The function is still returning the original text, from before I made the changes in step 2. If I go to the page in Firefox I get the new correct text, but for whatever reason my function is returning the old text.
I also notice that Internet Explorer (11) is showing the old text when I go to the page, even though I deleted all my cache. I manually Ctrl+F5'ed to force a refresh, but still no joy. Still in IE11, I chose Edit Page and the edit text shows the correct text. If I now hit the Back button, IE11 finally shows the correct text. But even after all that, my function still returns the old text.
Please help! There's something like 75 pages that I crawl, and there's no way I can manually do all that hoop-jumping each time I need to update my data. Especially since I don't know what may or may not have changed, as (obviously) I'm not the only person who maintains this particular wiki.

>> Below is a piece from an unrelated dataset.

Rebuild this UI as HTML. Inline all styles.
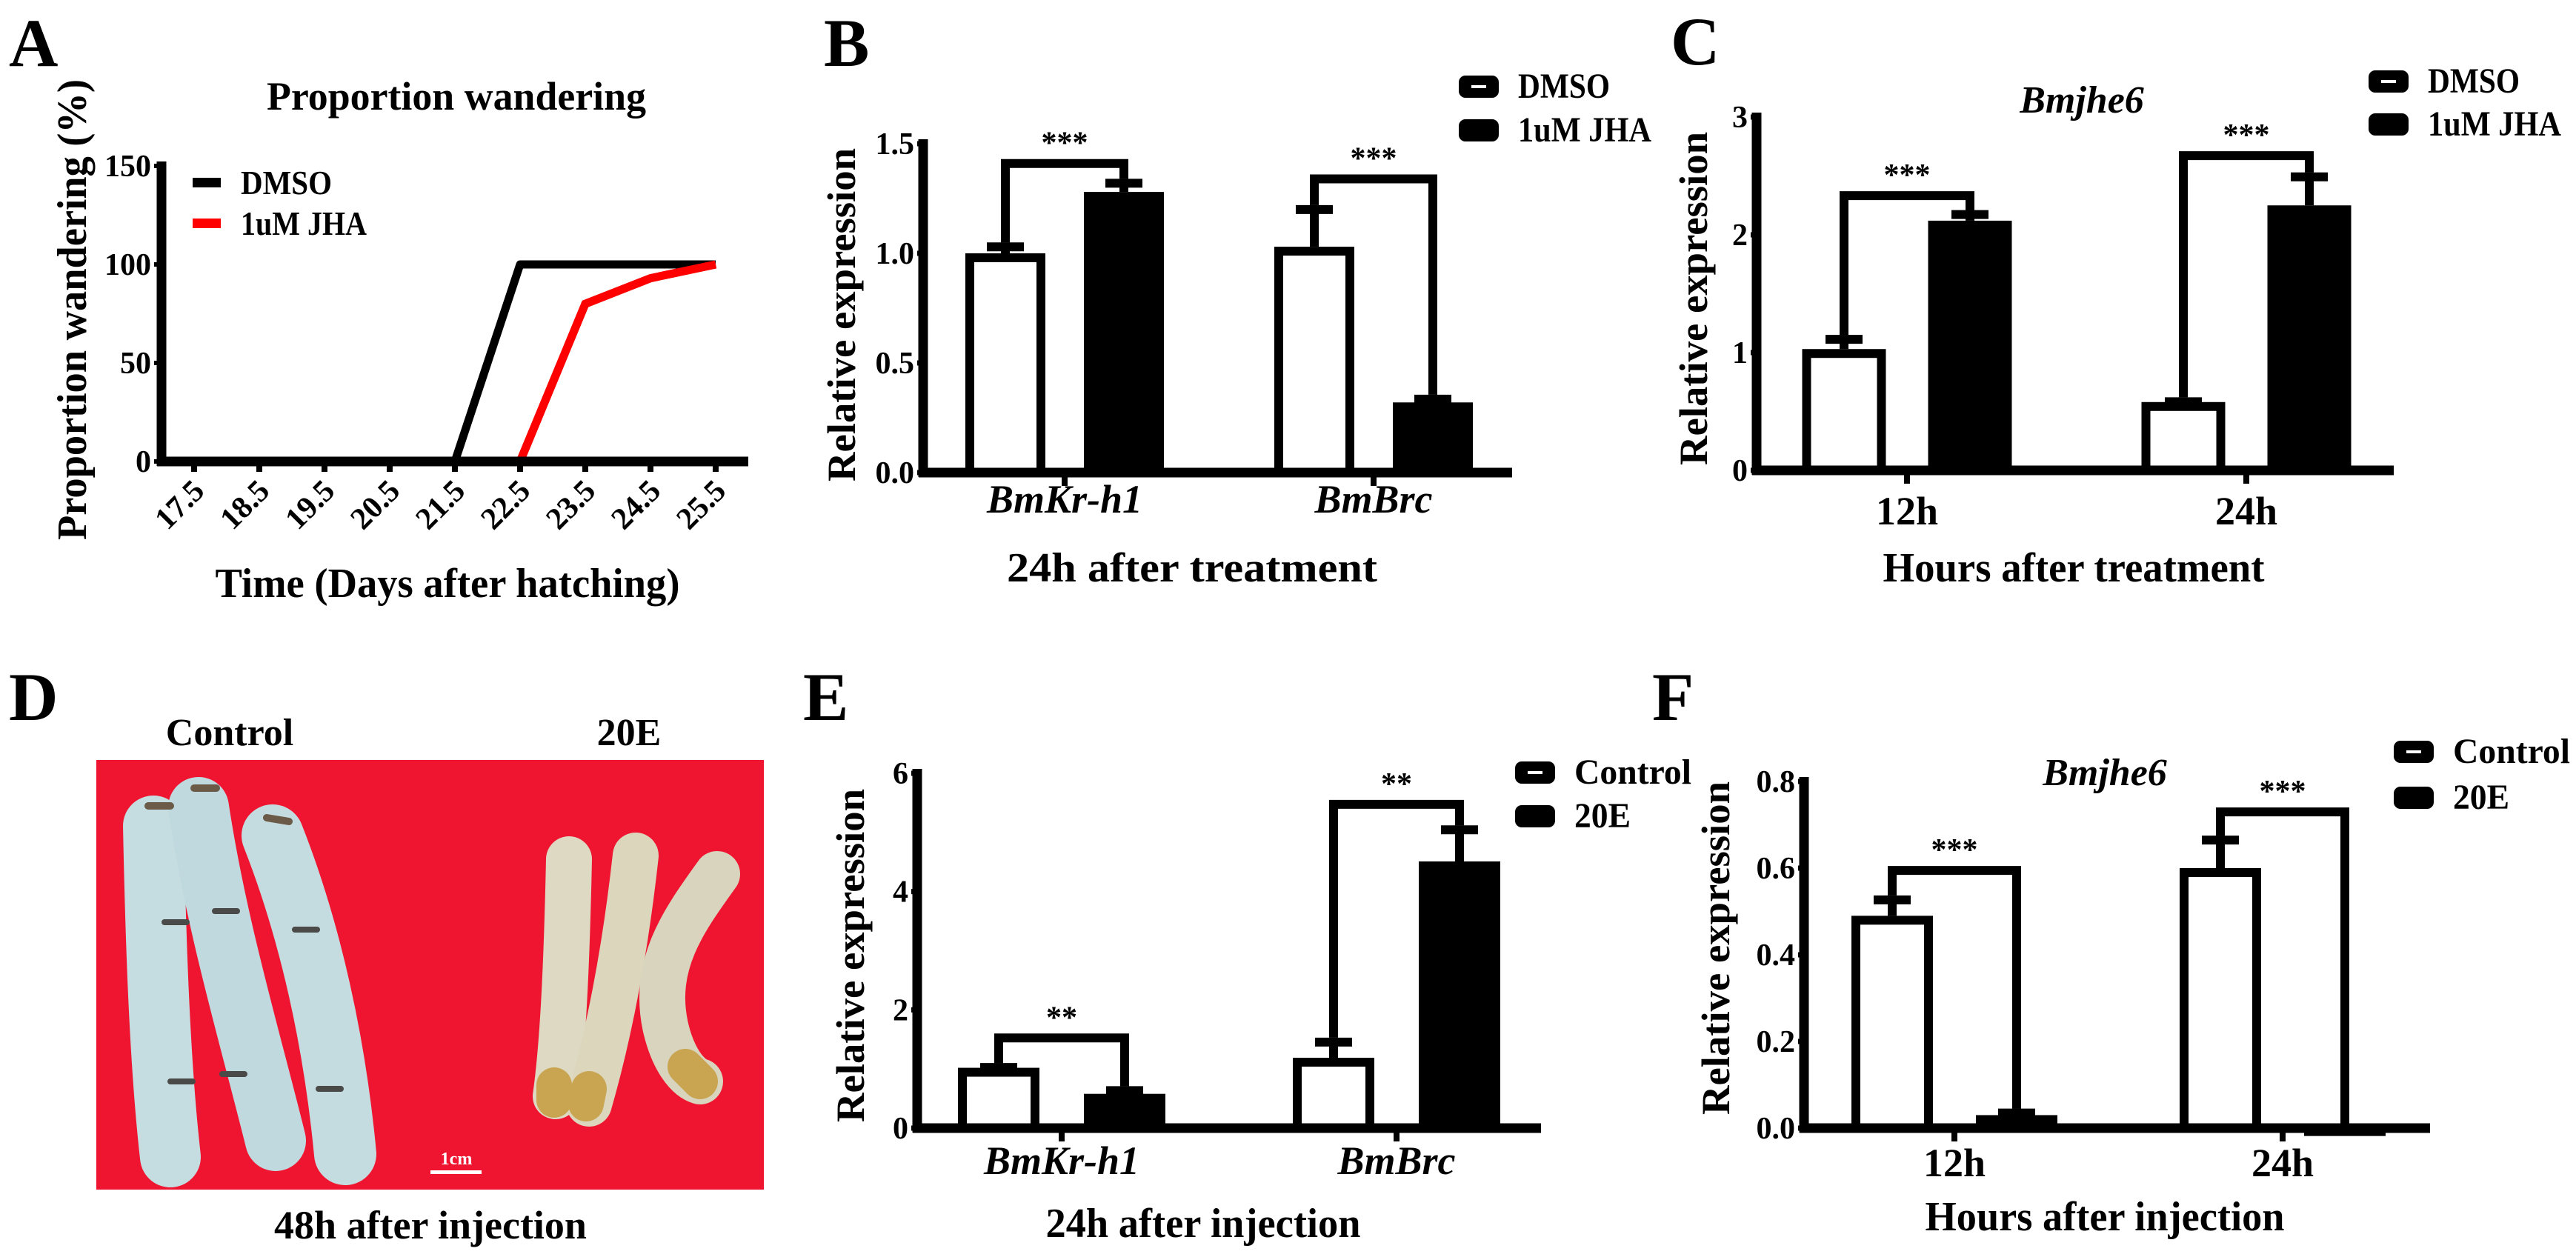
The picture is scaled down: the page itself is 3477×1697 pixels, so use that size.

Re: Downloading html text with API
Try including the INTERNET_FLAG_DONT_CACHE a.k.a. INTERNET_FLAG_NO_CACHE_WRITE flag:
Quote:
Originally Posted by
Bonnie West
Code:
Private Declare Function CloseHandle Lib "kernel32.dll" (ByVal hObject As Long) As Long
Private Declare Function CreateFileW Lib "kernel32.dll" (ByVal lpFileName As Long, ByVal dwDesiredAccess As Long, ByVal dwShareMode As Long, ByVal lpSecurityAttributes As Long, ByVal dwCreationDisposition As Long, Optional ByVal dwFlagsAndAttributes As Long, Optional ByVal hTemplateFile As Long) As Long
Private Declare Function GetQueueStatus Lib "user32.dll" (ByVal Flags As Long) As Long
Private Declare Function InternetCloseHandle Lib "wininet.dll" (ByVal hInternet As Long) As Long
Private Declare Function InternetOpenW Lib "wininet.dll" (ByVal lpszAgent As Long, ByVal dwAccessType As Long, ByVal lpszProxyName As Long, ByVal lpszProxyBypass As Long, ByVal dwFlags As Long) As Long
Private Declare Function InternetOpenUrlW Lib "wininet.dll" (ByVal hInternet As Long, ByVal lpszUrl As Long, ByVal lpszHeaders As Long, ByVal dwHeadersLength As Long, ByVal dwFlags As Long, ByVal dwContext As Long) As Long
Private Declare Function InternetReadFile Lib "wininet.dll" (ByVal hFile As Long, ByVal lpBuffer As Long, ByVal dwNumberOfBytesToRead As Long, ByRef lpdwNumberOfBytesRead As Long) As Long
Private Declare Function SysReAllocStringLen Lib "oleaut32.dll" (ByVal pBSTR As Long, Optional ByVal pszStrPtr As Long, Optional ByVal Length As Long) As Long
Private Declare Function WriteFile Lib "kernel32.dll" (ByVal hFile As Long, ByVal lpBuffer As Long, ByVal nNumberOfBytesToWrite As Long, Optional ByRef lpNumberOfBytesWritten As Long, Optional ByVal lpOverlapped As Long) As Long
'Downloads the remote file specified by the sURL argument to the local file pointed
'by the sFileName parameter. The optional Chunk parameter determines the number
'of bytes to be downloaded at a time. Bigger chunks download faster while smaller
'ones enables the GUI to be more responsive. Returns the total number of bytes
'successfully written to disk. Maximum download size of 2,047.99 MB only.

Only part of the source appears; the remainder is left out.